THE TASK » Search the records for the word "draws" and report each line that has it.

--- INPUT ROWS ---

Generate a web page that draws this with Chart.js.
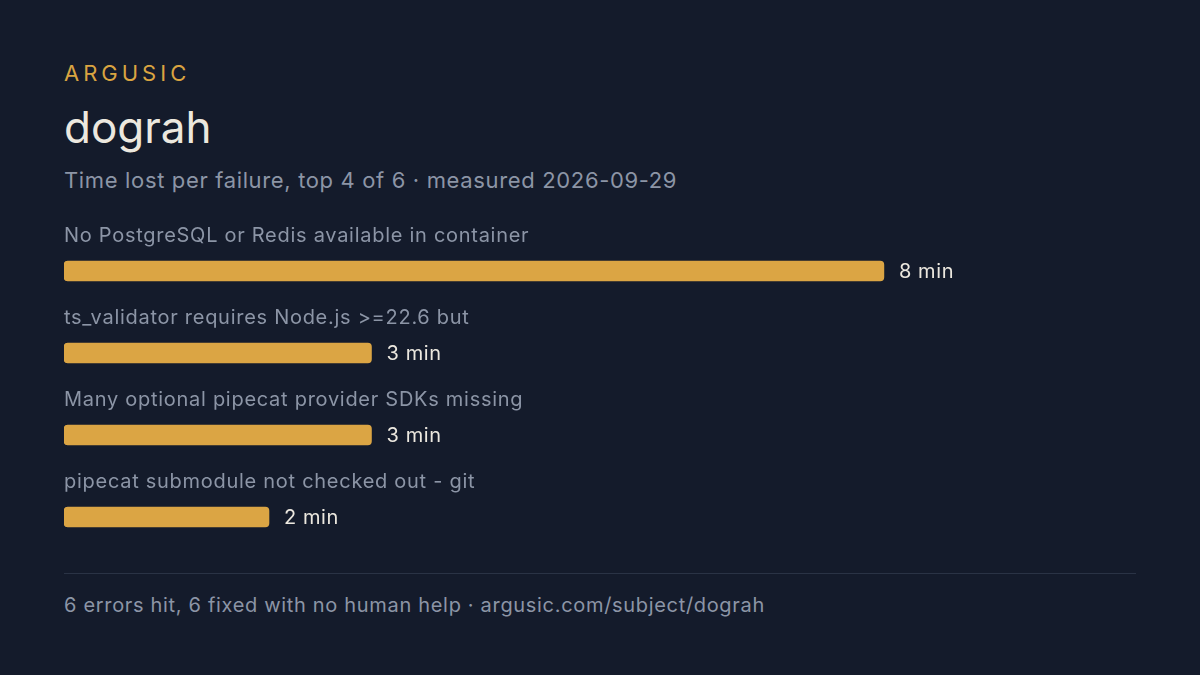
<!DOCTYPE html>
<html>
<head>
<meta charset="utf-8">
<script src="https://cdn.jsdelivr.net/npm/chart.js@4"></script>
<style>
  html, body { margin: 0; padding: 0; }
  body {
    width: 1200px; height: 675px; background: #141b2b; overflow: hidden;
    font-family: Inter, "Noto Sans", sans-serif; position: relative;
  }
  .t { position: absolute; left: 64px; white-space: nowrap; }
  #brand { top: 60px; font-size: 22px; line-height: 26px; letter-spacing: 4px; color: #d9a441; }
  #title { top: 100px; font-size: 44px; line-height: 54px; color: #ece8df; }
  #sub { top: 166px; font-size: 22px; line-height: 28px; letter-spacing: 0.65px; color: #8c95a6; }
  #chartBox { position: absolute; left: 64px; top: 200px; width: 1072px; height: 358px; }
  #rule { position: absolute; left: 64px; top: 573px; width: 1072px; height: 1px; background: #2a3345; }
  #foot { top: 592px; font-size: 20px; line-height: 26px; letter-spacing: 0.68px; color: #8c95a6; }
</style>
</head>
<body>
<div class="t" id="brand">ARGUSIC</div>
<div class="t" id="title">dograh</div>
<div class="t" id="sub">Time lost per failure, top 4 of 6 · measured 2026-09-29</div>
<div id="chartBox"><canvas id="failChart"></canvas></div>
<div id="rule"></div>
<div class="t" id="foot">6 errors hit, 6 fixed with no human help · argusic.com/subject/dograh</div>

<script>
// data
const failures = [
    'No PostgreSQL or Redis available in container',
    'ts_validator requires Node.js >=22.6 but',
    'Many optional pipecat provider SDKs missing',
    'pipecat submodule not checked out - git'
];
const minutesLost = [8, 3, 3, 2];
const valueLabels = ['8 min', '3 min', '3 min', '2 min'];

// draws the failure name above each bar and the minutes to the right
const barText = {
    id: 'barText',
    afterDatasetsDraw(chart) {
        const ctx = chart.ctx;
        const bars = chart.getDatasetMeta(0).data;
        ctx.save();
        ctx.textBaseline = 'middle';
        ctx.textAlign = 'left';
        ctx.font = '20px Inter, "Noto Sans", sans-serif';
        bars.forEach((bar, i) => {
            ctx.letterSpacing = '0.72px';
            ctx.fillStyle = '#8c95a6'; // label color
            ctx.fillText(failures[i], chart.chartArea.left, bar.y - 35);
            ctx.letterSpacing = '0.6px';
            ctx.fillStyle = '#ece8df'; // value color
            ctx.fillText(valueLabels[i], bar.x + 15, bar.y + 1);
        });
        ctx.restore();
    }
};

const ctx = document.getElementById('failChart').getContext('2d');
window.myChart = new Chart(ctx, {
    type: 'bar',
    data: {
        labels: failures,
        datasets: [{
            data: minutesLost,
            backgroundColor: '#dba544',
            borderRadius: 4,
            borderSkipped: false,
            barThickness: 20
        }]
    },
    options: {
        indexAxis: 'y',
        responsive: true,
        maintainAspectRatio: false,
        animation: false,
        layout: {
            padding: { top: 30, left: 0, right: 0, bottom: 0 }
        },
        plugins: {
            legend: { display: false },
            tooltip: { enabled: false }
        },
        scales: {
            x: {
                display: false,
                min: 0,
                max: 10.46 // 8 min lands at x=884
            },
            y: {
                display: false
            }
        }
    },
    plugins: [barText]
});
</script>
</body>
</html>
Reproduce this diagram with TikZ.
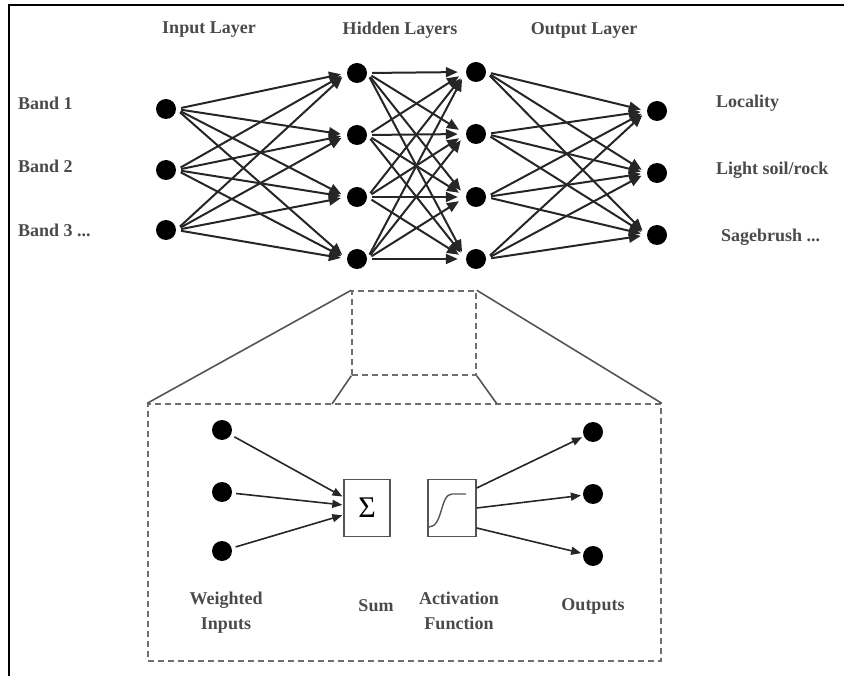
\documentclass[tikz,border=0pt]{standalone}
\usepackage{fontspec}
\setmainfont{Liberation Serif}
\usetikzlibrary{arrows.meta}
\definecolor{txt}{HTML}{4A4A4A}
\definecolor{boxc}{HTML}{555555}
\definecolor{dashc}{HTML}{6E6E6E}
\begin{document}
\begin{tikzpicture}[x=1pt,y=-1pt,
  neuron/.style={circle,fill=black,minimum size=20pt,inner sep=0pt},
  lbl/.style={text=txt,font=\fontsize{18}{25}\selectfont\bfseries,inner sep=0pt},
  conn/.style={draw=black!85,line width=2pt,-{Triangle[length=12pt,width=10pt]},shorten <=5pt,shorten >=6pt},
  iconn/.style={draw=black!85,line width=1.6pt,-{Triangle[length=10pt,width=8pt]},shorten <=4pt,shorten >=1pt},
  dbox/.style={draw=dashc,dashed,dash pattern=on 6pt off 4pt,line width=1.5pt,inner sep=0pt},
  zl/.style={draw=boxc,line width=1.6pt},
  opbox/.style={draw=boxc,line width=1.4pt,fill=white,inner sep=0pt,minimum height=57pt}]
\useasboundingbox (0,0) rectangle (844,676);
% frame
\draw[line width=2.6pt,black] (9,676) -- (9,5) -- (844,5);
% titles
\node[lbl] (tIn) at (209,30) {Input Layer};
\node[lbl] (tHid) at (400,30) {Hidden Layers};
\node[lbl] (tOut) at (584,30) {Output Layer};
% neurons
\node[neuron] (i1) at (166,109) {};
\node[neuron] (i2) at (166,170) {};
\node[neuron] (i3) at (166,230) {};
\node[neuron] (h1) at (357,73) {};
\node[neuron] (h2) at (357,135) {};
\node[neuron] (h3) at (357,197) {};
\node[neuron] (h4) at (357,259) {};
\node[neuron] (g1) at (476,72) {};
\node[neuron] (g2) at (476,134) {};
\node[neuron] (g3) at (476,197) {};
\node[neuron] (g4) at (476,259) {};
\node[neuron] (o1) at (657,111) {};
\node[neuron] (o2) at (657,173) {};
\node[neuron] (o3) at (657,235) {};
% labels
\node[lbl,anchor=west] (b1) at (18,103) {Band 1};
\node[lbl,anchor=west] (b2) at (18,166) {Band 2};
\node[lbl,anchor=west] (b3) at (18,230) {Band 3 ...};
\node[lbl,anchor=west] (c1) at (716,103) {Locality};
\node[lbl,anchor=west] (c2) at (716,170) {Light soil/rock};
\node[lbl,anchor=west] (c3) at (721,237) {Sagebrush ...};
% connections
\foreach \a in {1,2,3} \foreach \b in {1,2,3,4} \draw[conn] (i\a.east) -- (h\b.west);
\foreach \a in {1,2,3,4} \foreach \b in {1,2,3,4} \draw[conn,shorten >=8pt] (h\a.east) -- (g\b.west);
\foreach \a in {1,2,3,4} \foreach \b in {1,2,3} \draw[conn] (g\a.east) -- (o\b.west);
% zoom boxes
\node[dbox,minimum width=124pt,minimum height=84pt] (zoom) at (414,333) {};
\node[dbox,minimum width=513pt,minimum height=257pt] (big) at (404.5,532.5) {};
\coordinate (bl) at (332,404);
\coordinate (br) at (497,404);
\draw[zl] (zoom.north west) -- (big.north west);
\draw[zl] (zoom.north east) -- (big.north east);
\draw[zl] (zoom.south west) -- (bl);
\draw[zl] (zoom.south east) -- (br);
% inner neuron
\node[neuron] (w1) at (222,430) {};
\node[neuron] (w2) at (222,492) {};
\node[neuron] (w3) at (222,551) {};
\node[neuron] (y1) at (593,432) {};
\node[neuron] (y2) at (593,494) {};
\node[neuron] (y3) at (593,556) {};
\node[opbox,minimum width=46pt] (sum) at (367,508) {\fontsize{30}{30}\selectfont Σ};
\node[opbox,minimum width=48pt] (act) at (452,508) {};
\draw[boxc,line width=1.4pt] (429,527) .. controls (443,527) and (440,494) .. (452,494) -- (466,494);
\draw[iconn] (w1) -- ([yshift=11pt]sum.west);
\draw[iconn] (w2) -- ([yshift=3pt]sum.west);
\draw[iconn] (w3) -- ([yshift=-7pt]sum.west);
\draw[iconn,shorten <=0pt,shorten >=2pt] ([yshift=20pt]act.east) -- (y1);
\draw[iconn,shorten <=0pt,shorten >=2pt] (act.east) -- (y2);
\draw[iconn,shorten <=0pt,shorten >=2pt] ([yshift=-20pt]act.east) -- (y3);
% inner labels
\node[lbl,align=center] (lw) at (226,613) {Weighted\\Inputs};
\node[lbl] (ls) at (376,606) {Sum};
\node[lbl,align=center] (la) at (459,611) {Activation\\Function};
\node[lbl] (lo) at (593,606) {Outputs};
\end{tikzpicture}
\end{document}
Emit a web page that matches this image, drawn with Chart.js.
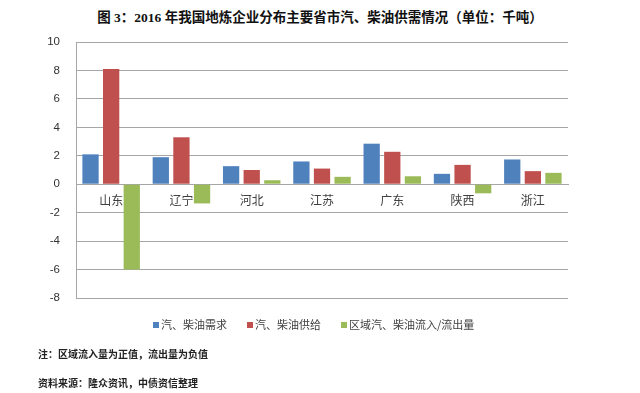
<!DOCTYPE html>
<html>
<head>
<meta charset="utf-8">
<script src="https://cdn.jsdelivr.net/npm/chart.js@4/dist/chart.umd.min.js"></script>
<style>
  html, body { margin: 0; padding: 0; background: #fff; }
  #wrap { position: relative; width: 640px; height: 393px; overflow: hidden; }
  #chart { position: absolute; left: 0; top: 0; }
  .title {
    position: absolute; left: 0; width: 640px; top: 6px; text-align: center;
    font: bold 13.5px "Liberation Serif", "Noto Sans CJK SC", serif; color: #111;
  }
  .legend {
    position: absolute; left: 153px; top: 316px; font: 11px "Noto Sans CJK SC", sans-serif; color: #404040;
    white-space: nowrap;
  }
  .legend span.item { display: inline-block; width: 94px; }
  .legend span.item:last-child { width: auto; }
  .legend i { display: inline-block; width: 6px; height: 6px; margin-right: 2px; vertical-align: 1px; }
  .note {
    position: absolute; left: 38px; font: bold 10px "Noto Sans CJK SC", sans-serif; color: #222;
  }
</style>
</head>
<body>
<div id="wrap">
  <div class="title">图 3：2016 年我国地炼企业分布主要省市汽、柴油供需情况（单位：千吨）</div>
  <canvas id="chart" width="640" height="393"></canvas>
  <div class="legend" id="legend"></div>
  <div class="note" style="top:346px">注：区域流入量为正值，流出量为负值</div>
  <div class="note" style="top:375px">资料来源：隆众资讯，中债资信整理</div>
</div>
<script>
// provinces
const provinces = ['山东', '辽宁', '河北', '江苏', '广东', '陕西', '浙江'];

// thousand tonnes
const demand = [2.1, 1.9, 1.27, 1.6, 2.85, 0.73, 1.74];
const supply = [8.1, 3.3, 1.0, 1.1, 2.28, 1.36, 0.92];
const netFlow = [-6.0, -1.35, 0.28, 0.52, 0.56, -0.64, 0.8];

const seriesNames = ['汽、柴油需求', '汽、柴油供给', '区域汽、柴油流入/流出量'];
const seriesColors = ['#4F81BD', '#C0504D', '#9BBB59'];

const gridColor = '#a6a6a6';

const datasets = [demand, supply, netFlow].map((values, i) => ({
  label: seriesNames[i],
  data: values,
  backgroundColor: seriesColors[i],
  borderWidth: 0,
  barPercentage: 0.79,
  categoryPercentage: 0.88
}));

document.getElementById('legend').innerHTML = seriesNames.reduce((acc, name, i) => {
  acc += `<span class="item"><i style="background:${seriesColors[i]}"></i>${name}</span>`;
  return acc;
}, '');

const ctx = document.getElementById('chart').getContext('2d');
new Chart(ctx, {
  type: 'bar',
  data: {
    labels: provinces,
    datasets: datasets
  },
  options: {
    responsive: false,
    animation: false,
    layout: {
      padding: { left: 0, top: 42, right: 72, bottom: 95 }
    },
    plugins: {
      legend: { display: false },
      title: { display: false },
      tooltip: { enabled: false }
    },
    scales: {
      x: {
        position: { y: 0 },
        grid: { display: false, drawTicks: false },
        border: { display: true, color: gridColor, width: 1 },
        ticks: {
          padding: 9,
          color: '#404040',
          font: { family: '"Noto Sans CJK SC", sans-serif', size: 12 }
        }
      },
      y: {
        min: -8,
        max: 10,
        afterFit: (scale) => { scale.width = 76; },
        grid: { color: gridColor, lineWidth: 1, drawTicks: false },
        border: { display: true, color: gridColor, width: 1 },
        ticks: {
          stepSize: 2,
          padding: 16,
          color: '#333',
          font: { family: '"Liberation Sans", Arial, sans-serif', size: 11.5 }
        }
      }
    }
  }
});
</script>
</body>
</html>
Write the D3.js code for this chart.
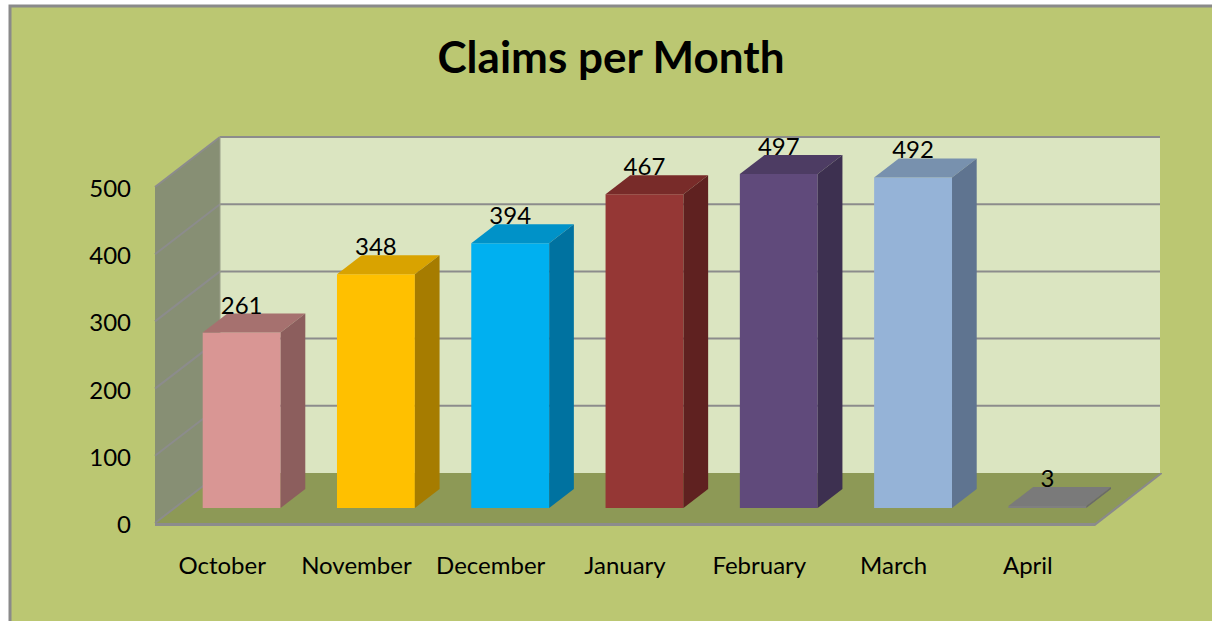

---

RESULT OF THE EXERCISE »
Generate a web page that draws this with Chart.js.
// draws the failure name above each bar and the minutes to the right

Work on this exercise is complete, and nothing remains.